Anderson’s song “1945” is like that, a mature love song with a driving rhythm and slick turns of phrase, but his voice has something that’s hard to place. Call it authenticity or confidence. I asked Anderson where that came from and later on in the interview he told me that his father had been a hobo who hopped a train from Richmond at age 17 and never stopped moving. He went by the name Virginia Slim, and when Anderson was little and his folks were still together, the family traveled each year to the National Hobo Convention in Britt, Iowa.
“He didn’t believe in benefitting monetarily from a gift from God is what he always said,” Anderson said. “Which is kind of crooked, because my mom worked and he didn’t work at all…That’s probably where my voice comes from. He was doing that. He never wanted it. That sort of lights a fire in me. It’s like, man, I want to make this work because he could have.”
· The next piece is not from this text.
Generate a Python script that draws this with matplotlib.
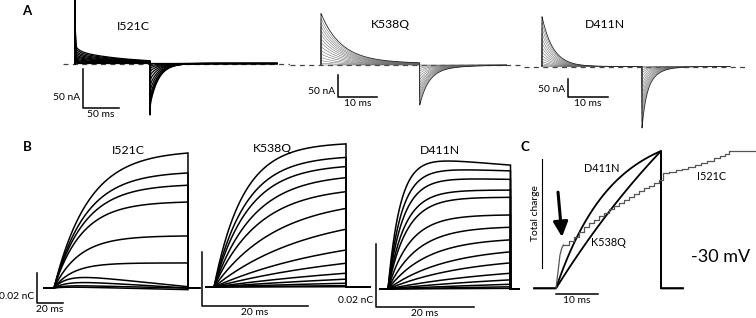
import numpy as np
import matplotlib.pyplot as plt

plt.rcParams['font.family'] = ['Lato', 'DejaVu Sans']
W, H = 756, 318

mutants = ['I521C', 'K538Q', 'D411N']

# ---- A: gating currents, peak amplitude (nA) of each voltage step ----
a_on_I521C = [0, 1.5, 3, 4.5, 6, 8, 10, 12, 14.5, 17, 20, 23]
a_off_I521C = [0, 3, 6, 10, 15, 21, 28, 35, 42, 47, 51, 54]
a_on_K538Q = [0, 4, 10, 17, 25, 33, 42, 51, 60, 69, 78, 87, 96, 106, 117]
a_off_K538Q = [0, 3, 8, 13, 19, 26, 33, 40, 47, 54, 61, 68, 75, 83, 91]
a_on_D411N = [0, 3, 8, 14, 22, 31, 41, 52, 64, 77, 91, 106, 121, 136]
a_off_D411N = [0, 4, 10, 18, 28, 40, 53, 67, 82, 98, 114, 131, 149, 168]

# kinetics in ms: (fast tau, slow tau, slow fraction)
kin_on = {'I521C': (6, 70, 0.7), 'K538Q': (5, 25, 0.1), 'D411N': (2.8, 10, 0.0)}
kin_off = {'I521C': (12, 12, 0.0), 'K538Q': (2.2, 7, 0.18), 'D411N': (1.0, 2.8, 0.46)}
cap_on = {'I521C': 82, 'K538Q': 0, 'D411N': 0}     # nA capacitive spike
cap_off = {'I521C': 12, 'K538Q': 0, 'D411N': 0}
pulse = {'I521C': 105, 'K538Q': 25, 'D411N': 25}    # ms
rec_end = {'I521C': 283, 'K538Q': 47, 'D411N': 47}
a_bars = {'I521C': (50, 50), 'K538Q': (10, 50), 'D411N': (10, 50)}  # ms, nA

# ---- B: charge (nC) at end of pulse, time constant (ms), drift (nC/ms) ----
b_q_I521C = [0.090, 0.0767, 0.0685, 0.0573, 0.0347, 0.0167, 0.010, 0.0053, 0.002, 0.001]
b_tau_I521C = [27, 25, 24, 22, 20, 15, 10, 10, 8, 8]
b_drift_I521C = [0, 0, 0, 0, 0, 0, -8.7e-5, -5e-5, -2e-5, -2e-5]
b_q_K538Q = [0.0530, 0.0480, 0.0446, 0.0405, 0.0353, 0.0291, 0.0214, 0.0137,
             0.0088, 0.0051, 0.0029, 0.0014, 0.0005, 0.0001]
b_tau_K538Q = [5.5, 6, 6.5, 7.5, 8.5, 12, 18, 25, 30, 40, 50, 60, 80, 100]
b_drift_K538Q = [0] * 14
b_q_D411N = [0.0425, 0.0387, 0.0356, 0.0314, 0.0291, 0.0235, 0.0196, 0.0156,
             0.0118, 0.0083, 0.0050, 0.0029, 0.0015, 0.0007, 0.0002]
b_tau_D411N = [2.5, 2.8, 3.1, 3.4, 3.8, 4.5, 6, 8, 12, 16, 25, 35, 50, 80, 100]
b_drift_D411N = [-1.27e-4, -4.8e-5, -3.2e-5] + [0] * 12

# ---- C: normalised charge at -30 mV ----
c_pulse = 25
c_tau = {'D411N': 13, 'K538Q': 60}
c_t_I521C = [0, 0.48, 0.95, 1.35, 1.75, 3.0, 4.2, 5.4, 6.6, 7.8, 9.0, 10.2, 11.4, 12.6,
             13.8, 15.0, 16.2, 17.4, 18.6, 19.8, 21.0, 22.2, 23.4, 24.6, 25.5, 27.0, 28.5,
             30.0, 31.5, 33.0, 34.5, 36.0, 37.5, 39.0, 40.2, 41.1, 47.4]
c_q_I521C = [0, 0.12, 0.243, 0.29, 0.315, 0.345, 0.375, 0.41, 0.45, 0.475, 0.50, 0.528,
             0.552, 0.575, 0.597, 0.622, 0.645, 0.668, 0.688, 0.71, 0.73, 0.748, 0.768,
             0.787, 0.838, 0.848, 0.86, 0.871, 0.885, 0.90, 0.91, 0.925, 0.946, 0.966,
             0.98, 1.0, 1.0]

a_on = {'I521C': a_on_I521C, 'K538Q': a_on_K538Q, 'D411N': a_on_D411N}
a_off = {'I521C': a_off_I521C, 'K538Q': a_off_K538Q, 'D411N': a_off_D411N}
b_q = {'I521C': b_q_I521C, 'K538Q': b_q_K538Q, 'D411N': b_q_D411N}
b_tau = {'I521C': b_tau_I521C, 'K538Q': b_tau_K538Q, 'D411N': b_tau_D411N}
b_drift = {'I521C': b_drift_I521C, 'K538Q': b_drift_K538Q, 'D411N': b_drift_D411N}

fig = plt.figure(figsize=(W / 100, H / 100), dpi=100)


def px_axes(x0, y0, sx, sy, box):
    # x0, y0: pixel of data origin; sx, sy: pixels per unit; box: left, top, right, bottom pixels
    l, t, r, b = box
    ax = fig.add_axes([l / W, 1 - b / H, (r - l) / W, (b - t) / H])
    ax.set_xlim((l - x0) / sx, (r - x0) / sx)
    ax.set_ylim((y0 - b) / sy, (y0 - t) / sy)
    ax.axis('off')
    return ax


def ftext(x, y, s, **kw):
    fig.text(x / W, 1 - y / H, s, ha='center', va='center', **kw)


def scalebar(ax, x, y, dx, dy, xlab, ylab, yfrac, fs=7.4):
    if dy:
        ax.plot([x, x, x + dx], [y + dy, y, y], color='k', lw=1.1, clip_on=False)
        ax.annotate(ylab, (x, y + dy * yfrac), xytext=(-2, 0), textcoords='offset points',
                    ha='right', va='center', fontsize=fs)
    else:
        ax.plot([x, x + dx], [y, y], color='k', lw=1.1, clip_on=False)
    ax.annotate(xlab, (x + dx / 2, y), xytext=(0, -1.5), textcoords='offset points',
                ha='center', va='top', fontsize=fs)


def gating(t, a, b, m):
    T = pulse[m]
    tf, ts, fs = kin_on[m]
    i_on = a * ((1 - fs) * np.exp(-t / tf) + fs * np.exp(-t / ts)) + cap_on[m] * np.exp(-t / 0.4)
    u = np.clip(t - T, 0, None)
    tf2, ts2, fs2 = kin_off[m]
    i_off = -(b * ((1 - fs2) * np.exp(-u / tf2) + fs2 * np.exp(-u / ts2))
              + cap_off[m] * np.exp(-u / 0.4))
    return np.where(t < T, i_on, i_off)


# ---------------- panel A ----------------
a_layout = {  # origin x, origin y, px/ms, px/nA, box, bar corner (ms, nA), label frac
    'I521C': (75, 63.5, 0.714, 0.78, (63, 0, 290, 135), (11.2, -57), 0.28),
    'K538Q': (321, 65, 3.95, 0.44, (290, 0, 524, 135), (4.3, -73.4), 0.28),
    'D411N': (542, 66.5, 4.0, 0.366, (524, 0, 745, 135), (6.5, -84), 0.4),
}
for m in mutants:
    x0, y0, sx, sy, box, corner, frac = a_layout[m]
    ax = px_axes(x0, y0, sx, sy, box)
    xl = ax.get_xlim()
    ax.plot(xl, [0, 0], color='#444', lw=0.9, ls=(0, (4, 3.5)))
    t = np.arange(0, rec_end[m], 0.02)
    for k, (a, b) in enumerate(zip(a_on[m], a_off[m])):
        i = gating(t, a, b, m)
        if m == 'I521C':
            col, lw = 'k', 0.9
        else:
            col, lw = ('#222', 0.6) if k == len(a_on[m]) - 1 else ('#606060', 0.35)
        ax.plot(np.r_[0, t], np.r_[0, i], color=col, lw=lw, clip_on=False)
    dx, dy = a_bars[m]
    scalebar(ax, corner[0], corner[1], dx, dy, f'{dx} ms', f'{dy} nA', frac)

ftext(27, 11, 'A', fontsize=9.5, fontweight='bold')
ftext(133, 27, 'I521C', fontsize=8.8)
ftext(390, 25, 'K538Q', fontsize=8.8)
ftext(605, 25, 'D411N', fontsize=8.8)

# ---------------- panel B ----------------
b_layout = {  # origin x, origin y, px/ms, px/nC, box, bar corner, label frac, pre, post
    'I521C': (54, 288, 1.276, 1500, (0, 140, 205, 318), (-13.3, -0.01), 0.23, -7.8, 114),
    'K538Q': (214, 287, 5.28, 2700, (205, 140, 372, 318), (-2.27, -0.00704), 0.09, -2.6, 29.5),
    'D411N': (388, 289, 4.9, 3150, (372, 140, 520, 318), (-2.45, -0.0057), 0.1, -1.6, 27),
}
for m in mutants:
    x0, y0, sx, sy, box, corner, frac, pre, post = b_layout[m]
    ax = px_axes(x0, y0, sx, sy, box)
    T = pulse[m] if m == 'I521C' else 25
    t = np.linspace(0, T, 300)
    for q, tau, d in zip(b_q[m], b_tau[m], b_drift[m]):
        qt = q * (1 - np.exp(-t / tau)) / (1 - np.exp(-T / tau)) + d * t
        ax.plot(np.r_[pre, t, T, post], np.r_[0, qt, 0, 0], color='k', lw=1.1,
                solid_joinstyle='miter')
    scalebar(ax, corner[0], corner[1], 20, 0.02, '20 ms', '0.02 nC', frac)

ftext(27, 147, 'B', fontsize=9.5, fontweight='bold')
ftext(128, 150, 'I521C', fontsize=8.8)
ftext(272, 149, 'K538Q', fontsize=8.8)
ftext(440, 151, 'D411N', fontsize=8.8)

# ---------------- panel C ----------------
ax = px_axes(556, 288.3, 4.2, 137.3, (520, 140, 756, 318))
t = np.linspace(0, c_pulse, 300)
for m in ['D411N', 'K538Q']:
    tau = c_tau[m]
    qt = (1 - np.exp(-t / tau)) / (1 - np.exp(-c_pulse / tau))
    ax.plot(np.r_[-5.2, t, c_pulse, 30.2], np.r_[0, qt, 0, 0], color='k', lw=1.3)
ax.plot(c_t_I521C[:5], c_q_I521C[:5], color='#555', lw=0.9)
ax.plot(c_t_I521C[4:], c_q_I521C[4:], color='#555', lw=0.9, drawstyle='steps-post')
ax.plot([-3.33, -3.33], [0.15, 0.94], color='k', lw=0.8)
ax.text(-5.0, 0.55, 'Total charge', rotation=90, ha='center', va='center', fontsize=7.4)
scalebar(ax, 0, -0.04, 10, 0, '10 ms', '', 0)
ax.annotate('', xy=(1.43, 0.374), xytext=(0.48, 0.70),
            arrowprops=dict(arrowstyle='-|>,head_length=0.45,head_width=0.22',
                            lw=2.2, color='k', mutation_scale=20, shrinkA=0, shrinkB=0))
ax.text(10.95, 0.876, 'D411N', ha='center', va='center', fontsize=7.8)
ax.text(12.4, 0.33, 'K538Q', ha='center', va='center', fontsize=7.8)
ax.text(37.1, 0.813, 'I521C', ha='center', va='center', fontsize=7.8)
ax.text(39.3, 0.23, '-30 mV', ha='center', va='center', fontsize=13)
ftext(525, 147, 'C', fontsize=9.5, fontweight='bold')

fig.savefig('out.png', dpi=100)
I couldn’t help thinking, as I was talking to Anderson, that he was going to make it. In part because he’s talented, but mostly because you can feel the ferocity of his ambition through his gentle personality. Like his gift will chew him up if he doesn’t feed it. And maybe a little bit like he knows exactly what it takes to make it, because he saw someone who was really close and never crossed over.
Anderson reminded me that the Avett Brothers played 200 shows a year for a decade before they made it and that he still hasn’t even been out on the road that way yet. As much as the industry has changed, it’s stayed the same. It was never easy to make it. Sure, there was money, but that meant teams of people controlling access at every level. You had to play ball, you had to have talent, and you had to work hard touring.
“I don’t plan on stopping. This is what I’m gonna do,” Anderson said. “You don’t retire from songwriting. You can quit the road.”
At a songwriter showcase at The Southern last month, James Wilson confessed to singing “spoiled kid blues,” but his songs generally have expansive themes about Southern male identity, romantic and otherwise. “When Southern boys they all loved R.E. Lee, and when Southern girls loved R.E.M., were they all in confederacy against you? Or were you just like them?”
His voice can sound more like Springsteen or Waylon or, as his presser says, Jay Farrar, depending on the song he’s singing. The room that night was packed with a mixture of people, ranging from professorial family friends, to musician buddies and local fans, to what seemed like the entire UVA Pi Beta Phi sorority, whose members had come to watch the aforementioned Carleigh Nesbit open the show playing alongside guitar picker Landon Fishburne.
Early in his set, Wilson started in on a song and stopped because he couldn’t remember the words. It’s the type of moment that can kill a show before it starts, throw a nervous performer off or ice a crowd. Really good singers know how to turn moments like that into intimacy. “How does it start?” Wilson laughed, stopping to take a sip of his bourbon, then smiling as he put the glass down.
“Oh, yeah. Head in the clouds…” He flashed an ironic smile and then the vulnerability was gone and he was into the song and the crowd was following him. Even the Pi Phis. Especially the Pi Phis.
At the end of one of his longest, most circuitous answers, he leveled eyes with me and delivered his best assessment of the situation.
“I don’t know any musician who’s happy, necessarily, with where he is in his career. You don’t get into this business because you’re used to settling,” he said.